Edvard Munch and Death
“Illness, madness and death were the black angels that watched over my cradle and have since followed me through life,” Munch wrote in his notes, almost as an explanation for all the death-related motifs that were to form a large, significant part of his pictorial world. He presented death literally, in the series of images of his mother and sister, and metaphorically, as a skeleton who is usually dominated by even more evil women. Scenes of life and death, love and terror, the feeling of loneliness – all these were depicted by the contrasting lines, the darker colors, blocks of color, somber tones, and a concise and exaggerated form, which depicted the darker side of the art which he was designing.
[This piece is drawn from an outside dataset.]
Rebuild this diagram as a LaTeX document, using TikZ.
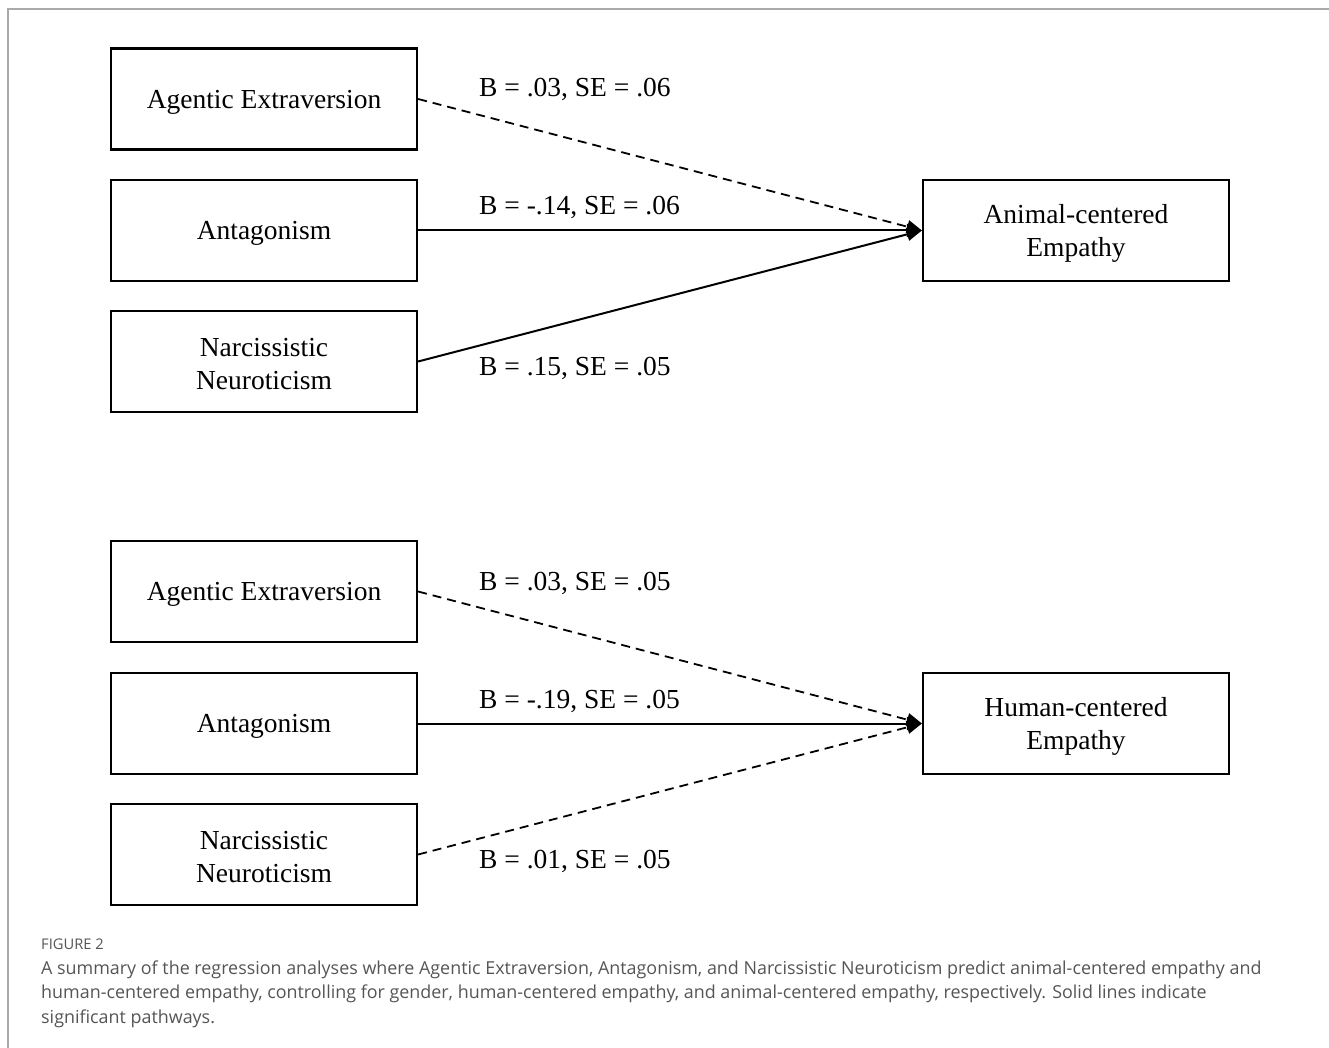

We found the most horrifying depictions of death from Munch’s oeuvre.
1. By The Death Bed

Munch had two close encounters with death in his childhood, which left a huge mark on his life. Edvard’s mother died of tuberculosis in 1868, and so did Munch’s favorite sister Johanne Sophie in 1877. It left ineradicable traces on his soul, but it also laid a foundation for a number of his major works.
2. Death at the Helm

This painting is exceptional among the other depicting death. The skeleton is calmly sitting at the helm of the old man’s boat. It steers his life like and the lives of the men in the boats from the second plan – steers to inexorable deadly destiny.
3.Under the Stars

Munch believed that woman symbolized man’s loss of power as she had come out of him, as a “vampire” that sucked the vitality out of him. Here a woman, who looks like death, is probably trying to suck the life of a powerless man.
4. The Woman and the Skeleton

The inspiration for this kind of motifs Munch found in the literary community in Berlin, which was dominated by August Strindberg and Stanisław Przybyszewski. This can be a kind of variation on the theme “dance of death”, dating from the late Middle Ages. It showed a procession or dance of the living and the dead and usually meant death’s presence in life and its power over human life.
5. Death of Marat

From 1899 Munch had an intimate relationship with a “liberated” upper-class woman, Tulla Larsen. This stormy relationship lasted until 1902, when Munch injured two of his finger during accidental shooting in the presence of Larsen, who had returned to him for a brief reconciliation. She finally left him and married a younger colleague of Munch. Munch felt betrayed and painted two different compositions with The Death of Marat where he wanted to show female perfidy. The story of Marat’s murder by Charlotte Corday in my opinion bears no resemblance to that of Munch and Tulla Larsen, but evidently it was enough for Munch’s symbol-stretching mind. We can see a nude Munch lying on a bed, blood dripping from his wounded hand, which is equivalent to Marat dying in his bath, and a nude Tulla, an erect frontal figure with her accomplished deed behind her, for the upright packing-case in David’s picture.
6. Death and the Maiden

Edvard Munch completed this engraving in 1894, one year after the original oil painting. Here, Death is a skeleton; no flesh covers it anymore. In this work, Munch does not conform to traditional representations of the theme that reaches the 15th century. At the beginning of the Renaissance, Death was often represented in a sexually aggressive way. In this engraving, Munch suggests a victory of Love over Death: the girl is not dominated by Death, she embraces it with passion.
7. Kiss of Death

In this work, the young girl looks similarly to the one previously shown in Death and the Maiden. Her long hair covers the neck and the shoulders of Death, who sweetly kisses her cheek. She, however, remains indifferent to him and looks away with forlorn eyes. Once again, the maiden seems to dominate her partner.